A lot of rec players on forums talk about this shift — the moment they stopped tying confidence to wins and suddenly started improving again.
Wins are noisy. Habits are quieter. But habits last longer.
Resolution #3: Protect One Session a Week That’s Just for Fun
A common theme you see from long-time rec players is burnout, not injury. The game stops feeling light. Every session feels like a test. Every mistake feels like a verdict.
So in 2026, we’re protecting at least one session a week where:
- we don’t track scores seriously
- we play with different people
- we allow experimentation and laughter
Ironically, many players say this makes their competitive sessions better. Tension drops. Creativity comes back. And frustration doesn’t spill over into every game.
Fun isn’t the opposite of improvement. It’s often the fuel.
Resolution #4: Be More Honest About Our Actual Level
This one requires humility.
Most rec players don’t misjudge their level because of ego — but because they remember their best-day version of themselves more clearly than their average one.
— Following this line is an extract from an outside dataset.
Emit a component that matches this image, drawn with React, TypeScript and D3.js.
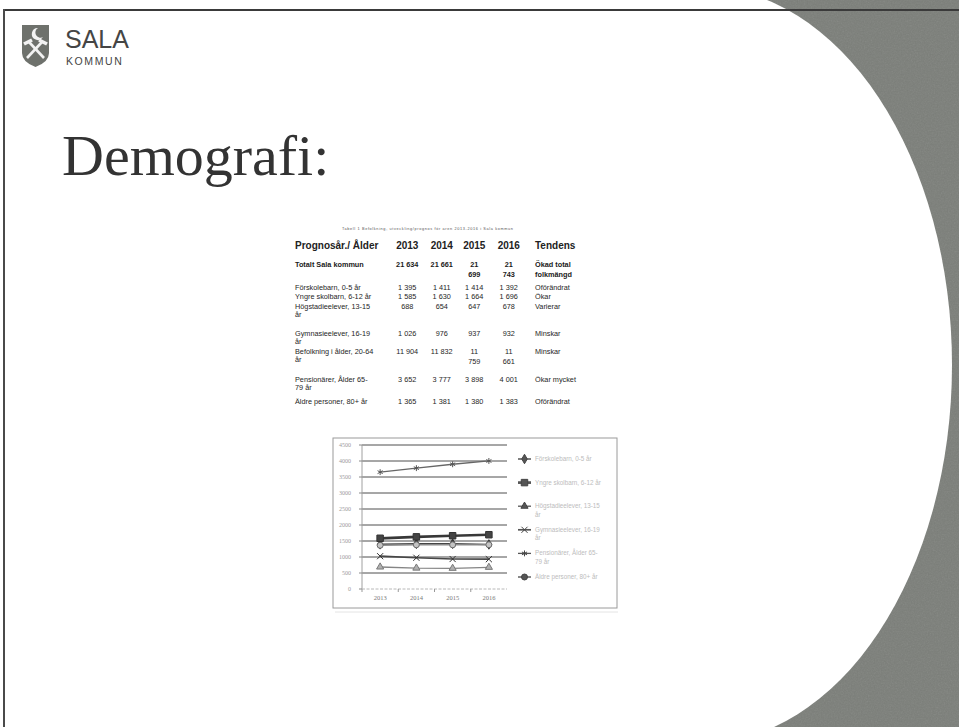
import React from 'react';
import * as d3 from 'd3';

// ---- table data ----
const years = ['2013', '2014', '2015', '2016'];
const tableCaption = 'Tabell 1 Befolkning, utveckling/prognos för åren 2013-2016 i Sala kommun';
const headerFirst = 'Prognosår./ Ålder';
const headerLast = 'Tendens';

const rowLabels = [
  ['Totalt Sala kommun'],
  ['Förskolebarn, 0-5 år'],
  ['Yngre skolbarn, 6-12 år'],
  ['Högstadieelever, 13-15', 'år'],
  ['Gymnasieelever, 16-19', 'år'],
  ['Befolkning i ålder, 20-64', 'år'],
  ['Pensionärer, Ålder 65-', '79 år'],
  ['Äldre personer, 80+ år'],
];
const totalt = [21634, 21661, 21699, 21743];
const forskolebarn = [1395, 1411, 1414, 1392];
const yngreSkolbarn = [1585, 1630, 1664, 1696];
const hogstadieelever = [688, 654, 647, 678];
const gymnasieelever = [1026, 976, 937, 932];
const befolkning2064 = [11904, 11832, 11759, 11661];
const pensionarer = [3652, 3777, 3898, 4001];
const aldrePersoner = [1365, 1381, 1380, 1383];
const tendens = [
  ['Ökad total', 'folkmängd'],
  ['Oförändrat'],
  ['Ökar'],
  ['Varierar'],
  ['Minskar'],
  ['Minskar'],
  ['Ökar mycket'],
  ['Oförändrat'],
];
const tableRows = [totalt, forskolebarn, yngreSkolbarn, hogstadieelever, gymnasieelever, befolkning2064, pensionarer, aldrePersoner];

// ---- chart data ----
const seriesNames = ['Förskolebarn', 'Yngre skolbarn', 'Högstadieelever', 'Gymnasieelever', 'Pensionärer', 'Äldre personer'];
const seriesValues = [forskolebarn, yngreSkolbarn, hogstadieelever, gymnasieelever, pensionarer, aldrePersoner];
const legendLabels = [
  ['Förskolebarn, 0-5 år'],
  ['Yngre skolbarn, 6-12 år'],
  ['Högstadieelever, 13-15', 'år'],
  ['Gymnasieelever, 16-19', 'år'],
  ['Pensionärer, Ålder 65-', '79 år'],
  ['Äldre personer, 80+ år'],
];
const yMax = 4500;

// styles, keyed by series
const styles: Record<string, { stroke: string; width: number; symbol: any; size: number; fill: string; mstroke: string }> = {
  'Förskolebarn': { stroke: '#454545', width: 1.5, symbol: d3.symbolDiamond, size: 26, fill: '#3a3a3a', mstroke: '#3a3a3a' },
  'Yngre skolbarn': { stroke: '#383838', width: 2.7, symbol: d3.symbolSquare, size: 42, fill: '#444', mstroke: '#333' },
  'Högstadieelever': { stroke: '#858585', width: 1.3, symbol: d3.symbolTriangle, size: 22, fill: '#b0b0b0', mstroke: '#7a7a7a' },
  'Gymnasieelever': { stroke: '#474747', width: 1.7, symbol: d3.symbolX, size: 26, fill: 'none', mstroke: '#333' },
  'Pensionärer': { stroke: '#666', width: 1.3, symbol: d3.symbolAsterisk, size: 24, fill: 'none', mstroke: '#555' },
  'Äldre personer': { stroke: '#8a8a8a', width: 1.4, symbol: d3.symbolCircle, size: 28, fill: '#c4c4c4', mstroke: '#6a6a6a' },
};
const drawOrder = ['Pensionärer', 'Förskolebarn', 'Äldre personer', 'Yngre skolbarn', 'Gymnasieelever', 'Högstadieelever'];

const W = 959;
const H = 727;

function fmt(n: number) {
  if (n < 1000) return String(n);
  return `${Math.floor(n / 1000)} ${String(n % 1000).padStart(3, '0')}`;
}

function Logo() {
  return (
    <g>
      <path d="M22,25 H49 V53 Q49,62 35.5,67 Q22,62 22,53 Z" fill="#6e716c" />
      <path d="M38,28 A6,6 0 1,0 43,37 A4.5,4.5 0 1,1 38,28 Z" fill="#f2f2f2" />
      <line x1={27} y1={58} x2={42} y2={42} stroke="#f2f2f2" strokeWidth={2.6} />
      <line x1={44} y1={58} x2={29} y2={42} stroke="#f2f2f2" strokeWidth={2.6} />
      <line x1={24} y1={44} x2={32} y2={40} stroke="#f2f2f2" strokeWidth={3.6} />
      <line x1={47} y1={44} x2={39} y2={40} stroke="#f2f2f2" strokeWidth={3.6} />
      <text x={65} y={48} fontFamily="Liberation Sans" fontSize={25} fill="#454545">SALA</text>
      <text x={66} y={64.5} fontFamily="Liberation Sans" fontSize={10.5} letterSpacing={1.6} fill="#454545">KOMMUN</text>
    </g>
  );
}

function Table() {
  const colX = d3.scaleBand().domain(years).range([390, 528]).paddingInner(0);
  const cx = (i: number) => (colX(years[i]) as number) + colX.bandwidth() / 2 + (i >= 2 ? -2 : 0);
  const rowY = [264, 287, 296, 306, 333, 351, 379, 401];
  const lineH = 8.5;
  const labelX = 295;
  const tendX = 535;
  return (
    <g fontFamily="Liberation Sans" fill="#222">
      <text x={342} y={230} fontSize={3.8} textLength={171} fill="#555">{tableCaption}</text>
      <text x={labelX} y={248.5} fontSize={10} fontWeight={600}>{headerFirst}</text>
      {years.map((yr, i) => (
        <text key={yr} x={cx(i)} y={248.5} fontSize={10} fontWeight={600} textAnchor="middle">{yr}</text>
      ))}
      <text x={tendX} y={248.5} fontSize={10} fontWeight={600}>{headerLast}</text>
      {tableRows.map((vals, r) => {
        const bold = r === 0;
        const y0 = rowY[r] + 2.5;
        return (
          <g key={r} fontSize={7.3} fontWeight={bold ? 700 : 400} fill={bold ? '#1a1a1a' : '#262626'}>
            {rowLabels[r].map((t, k) => (
              <text key={k} x={labelX} y={y0 + k * lineH}>{t}</text>
            ))}
            {vals.map((v, i) => {
              const wrap = v >= 10000 && i >= 2;
              const parts = wrap ? [String(Math.floor(v / 1000)), String(v % 1000).padStart(3, '0')] : [fmt(v)];
              return parts.map((p, k) => (
                <text key={`${i}-${k}`} x={cx(i)} y={y0 + k * (lineH + 1.5)} textAnchor="middle">{p}</text>
              ));
            })}
            {tendens[r].map((t, k) => (
              <text key={`t${k}`} x={tendX} y={y0 + k * (lineH + 1.5)}>{t}</text>
            ))}
          </g>
        );
      })}
    </g>
  );
}

function Chart() {
  const box = { x: 333, y: 438, w: 284, h: 170 };
  const plotL = 362;
  const plotR = 507;
  const plotT = 445;
  const plotB = 589;
  const x = d3.scaleBand().domain(years).range([plotL, plotR]);
  const xc = (yr: string) => (x(yr) as number) + x.bandwidth() / 2;
  const y = d3.scaleLinear().domain([0, yMax]).range([plotB, plotT]);
  const ticks = y.ticks(9);
  const line = d3.line<number>().x((_, i) => xc(years[i])).y(d => y(d));
  const legendY = d3.scaleLinear().domain([0, seriesNames.length - 1]).range([459, 577]);
  const sym = (name: string) => d3.symbol().type(styles[name].symbol).size(styles[name].size)() as string;

  return (
    <g>
      <line x1={box.x + 2} y1={box.y + box.h + 4} x2={box.x + box.w + 1} y2={box.y + box.h + 4} stroke="#e4e4e4" strokeWidth={1} />
      <rect x={box.x} y={box.y} width={box.w} height={box.h} fill="#fff" stroke="#9a9a9a" strokeWidth={1} />
      {/* gridlines */}
      {ticks.filter(t => t > 0).map(t => (
        <line key={t} x1={plotL} x2={plotR} y1={y(t)} y2={y(t)} stroke="#4e4e4e" strokeWidth={1} />
      ))}
      {/* axes */}
      <line x1={plotL} x2={plotL} y1={plotT} y2={plotB} stroke="#a0a0a0" strokeWidth={1} />
      <line x1={plotL} x2={plotR} y1={plotB} y2={plotB} stroke="#b8b8b8" strokeWidth={1} strokeDasharray="3 1.5" />
      {ticks.map(t => (
        <g key={`yt${t}`}>
          <line x1={plotL - 3} x2={plotL} y1={y(t)} y2={y(t)} stroke="#888" />
          <text x={351} y={y(t) + 2} fontSize={6} fontFamily="Liberation Serif" fill="#9a9a9a" textAnchor="end">{t}</text>
        </g>
      ))}
      {years.map(yr => (
        <g key={`xt${yr}`}>
          <line x1={(x(yr) as number)} x2={(x(yr) as number)} y1={plotB} y2={plotB + 3} stroke="#999" />
          <text x={xc(yr)} y={600} fontSize={6.5} fontFamily="Liberation Serif" fill="#7a7a7a" textAnchor="middle">{yr}</text>
        </g>
      ))}
      {/* series */}
      {drawOrder.map(name => {
        const i = seriesNames.indexOf(name);
        const s = styles[name];
        return (
          <g key={name}>
            <path d={line(seriesValues[i]) as string} fill="none" stroke={s.stroke} strokeWidth={s.width} />
            {seriesValues[i].map((v, k) => (
              <path key={k} d={sym(name)} transform={`translate(${xc(years[k])},${y(v)})`} fill={s.fill} stroke={s.mstroke} strokeWidth={1} />
            ))}
          </g>
        );
      })}
      {/* legend */}
      {seriesNames.map((name, i) => {
        const s = styles[name];
        const ly = legendY(i);
        return (
          <g key={`lg${name}`}>
            <line x1={518} x2={531} y1={ly} y2={ly} stroke="#555" strokeWidth={Math.max(1.3, s.width)} />
            <path d={sym(name)} transform={`translate(524.5,${ly})`} fill={s.fill === 'none' ? 'none' : '#555'} stroke="#444" strokeWidth={1} />
            {legendLabels[i].map((t, k) => (
              <text key={k} x={535} y={ly + 2 + k * 8.5} fontSize={6.3} fontFamily="Liberation Sans" fill="#bcbcbc">{t}</text>
            ))}
          </g>
        );
      })}
    </g>
  );
}

export default function App() {
  const ell = { cx: 702, cy: 365, rx: 250, ry: 378 };
  return (
    <svg width={W} height={H} viewBox={`0 0 ${W} ${H}`} style={{ position: 'absolute', left: 0, top: 0, display: 'block' }}>
      <defs>
        <filter id="grain" x="0" y="0" width="100%" height="100%">
          <feTurbulence type="fractalNoise" baseFrequency="0.7" numOctaves={3} seed={5} />
          <feColorMatrix type="saturate" values="0" />
        </filter>
      </defs>
      <rect x={0} y={0} width={W} height={H} fill="#fff" />
      <rect x={ell.cx} y={0} width={W - ell.cx} height={H} fill="#7b7e79" />
      <rect x={ell.cx} y={0} width={W - ell.cx} height={H} filter="url(#grain)" opacity={0.14} />
      <ellipse cx={ell.cx} cy={ell.cy} rx={ell.rx} ry={ell.ry} fill="#fff" />
      <line x1={3} x2={W} y1={10} y2={10} stroke="#3a3a3a" strokeWidth={2} />
      <line x1={4} x2={4} y1={9} y2={H} stroke="#4a4a4a" strokeWidth={2} />
      <Logo />
      <text x={62} y={175} fontFamily="Liberation Serif" fontSize={58} fill="#333">Demografi:</text>
      <Table />
      <Chart />
    </svg>
  );
}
In 2026, we’re committing to:
- playing in environments that match our consistent level
- seeking feedback instead of avoiding it
- adjusting expectations based on reality, not potential
A surprising number of players say their biggest breakthrough came when they stopped forcing themselves into games they weren’t ready for — and instead built confidence and clarity at the right level.
Progress isn’t about proving something. It’s about building something.
Resolution #5: Stop Letting One Bad Game Ruin the Week
One bad session. One partner mismatch. One night where nothing works — and suddenly the whole week feels off.
In 2026, we’re practicing a simple reset rule:
Bad games get 24 hours. That’s it.
After that, we ask:
- Was this physical, mental, or situational?
- Is there one takeaway worth keeping?
- Or was this just… pickleball being pickleball?
Players who last in this sport aren’t the ones who never struggle. They’re the ones who recover quickly — emotionally and mentally.
Resolution #6: Improve Quietly
This might be the most important one.
The players who make the biggest jumps year over year rarely announce it. They don’t talk about their plans constantly. They don’t post every drill or fix.
They just:
- show up more balanced
- make better decisions
- give fewer free points
- look calmer under pressure
In 2026, we’re less interested in talking about improvement — and more interested in letting it show up naturally.
Quiet improvement has a way of changing how people see you on court… without you saying a word.
The Resolution That Ties Everything Together
If there’s one theme that kept coming up — from our own experience and from other rec players — it’s this:
Pickleball gets better when intention replaces pressure.
Not lower standards. Not less effort. Just clearer reasons for why you’re playing the way you are.
So our final resolution for 2026 is simple:
- play with purpose
- improve with patience
- and protect the joy that got us hooked in the first place
If even one of these resonates with you, maybe borrow it. Adjust it. Make it yours.
Because the resolutions that last aren’t the loud ones — they’re the ones you quietly live by all year long.